Abstract
Physical or cognitive deterioration may hamper the ability or willingness of cancer patients to participate and remain in quality-of-life (QOL) research at the end of life. Use of family caregivers as proxy informants to report patients' QOL has been suggested as a way of resolving the problem of nonresponse bias and nonrandom missing data in end-of-life research. However, there is a dearth of information in the literature about the extent of concordance of QOL assessments between terminally ill patients and their family caregivers outside Western countries. A prospective and descriptive study was conducted to fill the gap in the literature.

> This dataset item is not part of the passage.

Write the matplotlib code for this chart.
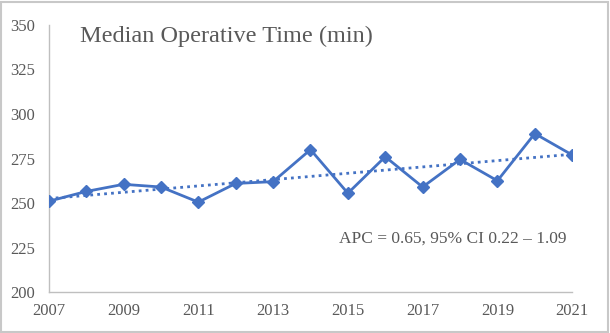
import numpy as np
import matplotlib.pyplot as plt
from matplotlib.patches import Rectangle

years = [2007, 2008, 2009, 2010, 2011, 2012, 2013, 2014, 2015, 2016, 2017, 2018, 2019, 2020, 2021]
median_time = [251, 256.5, 260.5, 259, 250.5, 261, 262, 280, 255.5, 276, 259, 274.5, 262.5, 289, 277]
yticks = [200, 225, 250, 275, 300, 325, 350]
xticks = [2007, 2009, 2011, 2013, 2015, 2017, 2019, 2021]

blue = '#4472C4'
grey = '#595959'

plt.rcParams['font.family'] = ['Liberation Serif', 'DejaVu Serif']

fig = plt.figure(figsize=(6.1, 3.33), dpi=100)
ax = fig.add_axes([0.080, 0.123, 0.858, 0.802])

ax.plot(years, median_time, color=blue, lw=2, marker='D', ms=6, zorder=3)

# linear trendline (like excel)
k, b = np.polyfit(years, median_time, 1)
xs = np.array([years[0], years[-1]])
ax.plot(xs, k * xs + b, color=blue, lw=2, ls=(0, (1, 1.5)), zorder=2)

ax.set_xlim(2007, 2021)
ax.set_ylim(200, 350)
ax.set_xticks(xticks)
ax.set_yticks(yticks)
ax.tick_params(length=0, labelsize=12, colors=grey)
ax.tick_params(axis='x', pad=8)
ax.tick_params(axis='y', pad=10)

for s in ['top', 'right']:
    ax.spines[s].set_visible(False)
for s in ['left', 'bottom']:
    ax.spines[s].set_color('#BFBFBF')
    ax.spines[s].set_linewidth(1)

fig.text(0.131, 0.89, 'Median Operative Time (min)', fontsize=17.5, color=grey, va='center')
ax.text(0.743, 0.282, 'APC = 0.65, 95% CI 0.22 \u2013 1.09', transform=fig.transFigure,
        fontsize=12.5, color=grey, ha='center', va='center')

fig.patches.append(Rectangle((0.002, 0.004), 0.994, 0.99, transform=fig.transFigure,
                             fill=False, edgecolor='#C8C8C8', lw=1.5))

fig.savefig('out.png', dpi=100)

Results from 114 dyads of Taiwanese terminally ill cancer patients and their family caregivers indicated that QOL assessments from family informants agreed at least moderately well with patients' QOL reports. None of the standardized absolute mean differences for individual items and composite (sub)scales between the 2 respondents exceed the threshold of moderate (>0.50) set by Cohen. Generally, when discrepancies existed, family caregivers held a more negative view of patients' QOL than did patients. At the individual patient level, family caregivers were best able to assess functional dependency, followed by symptom distress, but were least reliable when evaluating the psychological-social-spiritual concerns of patients.

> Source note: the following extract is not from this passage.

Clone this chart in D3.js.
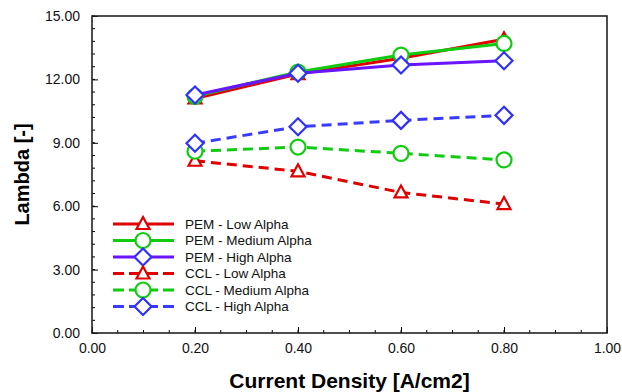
<!DOCTYPE html>
<html>
<head>
<meta charset="utf-8">
<script src="https://cdn.jsdelivr.net/npm/d3@7"></script>
<style>
  body { margin: 0; background: #fff; }
  text { font-family: "Liberation Sans", Arial, sans-serif; }
</style>
</head>
<body>
<div id="chart"></div>
<script>
// Data
const density = [0.2, 0.4, 0.6, 0.8];
const pemLow = [11.1, 12.25, 13.0, 13.9];
const pemMedium = [11.2, 12.35, 13.15, 13.7];
const pemHigh = [11.26, 12.29, 12.68, 12.88];
const cclLow = [8.15, 7.65, 6.65, 6.1];
const cclMedium = [8.6, 8.8, 8.5, 8.19];
const cclHigh = [8.98, 9.76, 10.06, 10.3];
const xTicks = [0, 0.2, 0.4, 0.6, 0.8, 1.0];
const yTicks = [0, 3, 6, 9, 12, 15];

const series = [
  { name: 'PEM - Low Alpha', values: pemLow, line: '#e00000', mark: '#e00000', shape: 'tri', dash: null },
  { name: 'PEM - Medium Alpha', values: pemMedium, line: '#10cc10', mark: '#10cc10', shape: 'circ', dash: null },
  { name: 'PEM - High Alpha', values: pemHigh, line: '#6a14ff', mark: '#3030ff', shape: 'dia', dash: null },
  { name: 'CCL - Low Alpha', values: cclLow, line: '#e00000', mark: '#e00000', shape: 'tri', dash: '10,6' },
  { name: 'CCL - Medium Alpha', values: cclMedium, line: '#10cc10', mark: '#10cc10', shape: 'circ', dash: '10,6' },
  { name: 'CCL - High Alpha', values: cclHigh, line: '#3a3aff', mark: '#3030ff', shape: 'dia', dash: '10,6' }
];

const W = 622, H = 392;
const margin = { top: 16, right: 15, bottom: 59, left: 92 };
const width = W - margin.left - margin.right;
const height = H - margin.top - margin.bottom;

const svg = d3.select('#chart').append('svg')
  .attr('width', W).attr('height', H);
const g = svg.append('g').attr('transform', `translate(${margin.left},${margin.top})`);

const x = d3.scaleLinear().domain([0, 1]).range([0, width]);
const y = d3.scaleLinear().domain([0, 15]).range([height, 0]);

// minor ticks (inward)
const xMinor = d3.range(0, 1.0001, 0.05);
const yMinor = d3.range(0, 15.0001, 0.6);
g.append('g').selectAll('line').data(xMinor).join('line')
  .attr('x1', d => x(d)).attr('x2', d => x(d))
  .attr('y1', height).attr('y2', height - 3)
  .attr('stroke', '#000').attr('stroke-width', 1);
g.append('g').selectAll('line').data(yMinor).join('line')
  .attr('x1', 0).attr('x2', 3)
  .attr('y1', d => y(d)).attr('y2', d => y(d))
  .attr('stroke', '#000').attr('stroke-width', 1);

// axes with inward major ticks
const xAxis = d3.axisBottom(x).tickValues(xTicks).tickFormat(d3.format('.2f'))
  .tickSizeInner(-6).tickSizeOuter(0).tickPadding(10);
const yAxis = d3.axisLeft(y).tickValues(yTicks).tickFormat(d3.format('.2f'))
  .tickSizeInner(-6).tickSizeOuter(0).tickPadding(12);

const gx = g.append('g').attr('transform', `translate(0,${height})`).call(xAxis);
const gy = g.append('g').call(yAxis);
[gx, gy].forEach(a => {
  a.select('.domain').remove();
  a.selectAll('text').style('font-size', '14px').attr('fill', '#111');
  a.selectAll('.tick line').attr('stroke', '#000');
});

// frame
g.append('rect').attr('x', 0).attr('y', 0).attr('width', width).attr('height', height)
  .attr('fill', 'none').attr('stroke', '#222').attr('stroke-width', 1.6);

function marker(sel, shape, color) {
  if (shape === 'tri') {
    sel.append('path').attr('d', 'M0,-7L6.5,5L-6.5,5Z');
  } else if (shape === 'circ') {
    sel.append('circle').attr('r', 7.5);
  } else {
    sel.append('path').attr('d', 'M0,-8.5L8.5,0L0,8.5L-8.5,0Z');
  }
  sel.selectAll('path,circle').attr('fill', '#fff').attr('stroke', color).attr('stroke-width', 2.2);
}

const line = d3.line().x((d, i) => x(density[i])).y(d => y(d));

// draw CCL first, then PEM
[3, 4, 5, 0, 1, 2].forEach(k => {
  const s = series[k];
  g.append('path').datum(s.values)
    .attr('d', line)
    .attr('fill', 'none')
    .attr('stroke', s.line)
    .attr('stroke-width', 3)
    .attr('stroke-dasharray', s.dash);
  s.values.forEach((v, i) => {
    const m = g.append('g').attr('transform', `translate(${x(density[i])},${y(v)})`);
    marker(m, s.shape, s.mark);
  });
});

// legend
const legend = g.append('g').attr('transform', 'translate(21,208)');
series.forEach((s, i) => {
  const row = legend.append('g').attr('transform', `translate(0,${i * 16.5})`);
  row.append('line').attr('x1', 0).attr('x2', 61).attr('y1', 0).attr('y2', 0)
    .attr('stroke', s.line).attr('stroke-width', 3)
    .attr('stroke-dasharray', s.dash ? '12,5' : null)
    .attr('stroke-dashoffset', s.dash ? 1 : null);
  const m = row.append('g').attr('transform', 'translate(30,0)');
  marker(m, s.shape, s.mark);
  row.append('text').attr('x', 72).attr('y', 0).attr('dy', '0.35em')
    .style('font-size', '13.5px').attr('fill', '#111').text(s.name);
});

// axis titles
svg.append('text')
  .attr('x', margin.left + width / 2).attr('y', 388)
  .attr('text-anchor', 'middle')
  .style('font-size', '21px').style('font-weight', 'bold')
  .text('Current Density [A/cm2]');
svg.append('text')
  .attr('transform', `translate(29,${margin.top + height / 2}) rotate(-90)`)
  .attr('text-anchor', 'middle')
  .style('font-size', '20px').style('font-weight', 'bold')
  .text('Lambda [-]');
</script>
</body>
</html>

The conclusion made by Western researchers that family caregivers can act as a not perfect but reliable alternative source of QOL data for terminally ill cancer patients who are no longer able to speak for themselves is cross-culturally confirmed in this study. It is suggested from the findings that, for family caregivers to function well in their role as proxy informants on the psychological reactions and social/spiritual domains of QOL as well as surrogate decision makers for terminally ill cancer patients in Asian countries, an open and frequent dialogue between terminally ill cancer patients and their family caregivers should become standard.